# Halloween Audio Sharing Blog Poll



## Halloweiner (Oct 2, 2003)

In my opinion the best is Scar Stuff.


----------



## Dinosaur1972 (Mar 28, 2007)

Scar Stuff got me hooked. Not real active anymore, but for a while there it was just the best.


----------



## Halloweiner (Oct 2, 2003)

I tried buidling an awesome music sharing blog, but the money grubbing music industry trolls had my links deleted as fast as I could replace them.


----------



## Dinosaur1972 (Mar 28, 2007)

When Scar Stuff went away, your blog was the place to be. You fought the good fight for many moons.


----------



## Halloweiner (Oct 2, 2003)

I tried until that Troll attacked, and I have not recovered since. Every file I share he has had deleted no matter where I have the file stored. Then after Megacrapload disappeared I just stopped replacing links.


----------



## siys (Jun 12, 2009)

Scar Stuff was the correct answer!!!

See my latest post for a Spectacular Halloween Treat!!!


----------



## Rich B (Sep 23, 2005)

Halloweiner said:


> I tried buidling an awesome music sharing blog, but the money grubbing music industry trolls had my links deleted as fast as I could replace them.


I so greatly loved and appreciated all the hard work you put into your blog, I was a mp3 hoarder back in the day and you fed my addiction!! LOL... seriously though, you introduced so many of us to such a wide variety of music. Just wanted to say thanks again!!


----------



## lizzyborden (Sep 17, 2009)

Halloweiner said:


> I tried buidling an awesome music sharing blog, but the money grubbing music industry trolls had my links deleted as fast as I could replace them.


Thank you so much for keeping the blog up and running for so long. I too have found many gems there.


----------



## ScarySounds (Sep 17, 2010)

I think I've replaced my files four times, Sharebee was one that I used but it died including the mirrors. Mediafire restricted my files, some links still work but some just can't be downloaded. Then I went to 4shared after a while due to inactivity they straight out closed my account. Some files worked but other files had issues downloading as from what people tell me. Then I went over to MEGA and that seems to be doing good so far, they have been up for about a year now. 30GB of files still on there. Fixing the broken links can be a pain!

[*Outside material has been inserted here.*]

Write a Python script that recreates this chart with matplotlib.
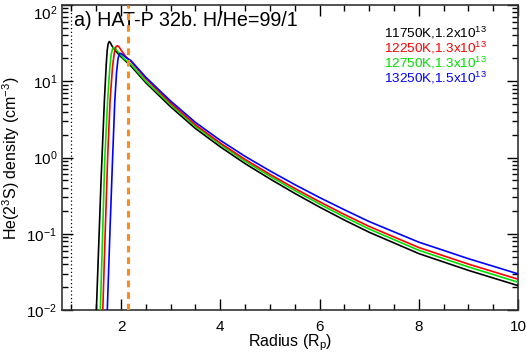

I didn't really experience most of the other blogs that have come and gone but I think mine is close to hitting 8 or 9 years. I have no idea how long I can keep doing this cause it's getting difficult finding physical albums out there. Thank God Walmart still sell them but they are the same albums that I've had for years.


----------



## siys (Jun 12, 2009)

Brandon, Your Scary Sounds Of Halloween is the greatest Halloween blog in current existence. I love Halloween sound effects and your site is an absolute joy for me. I understand about the hassles of sharing, but there are those of use who greatly appreciate the effort that goes into it and thank you for sharing so generously. Cheers, Stevo


----------



## Yoraidragon (Oct 2, 2016)

Hmm... I will post a free Halloween Dance Beat I made last year.


----------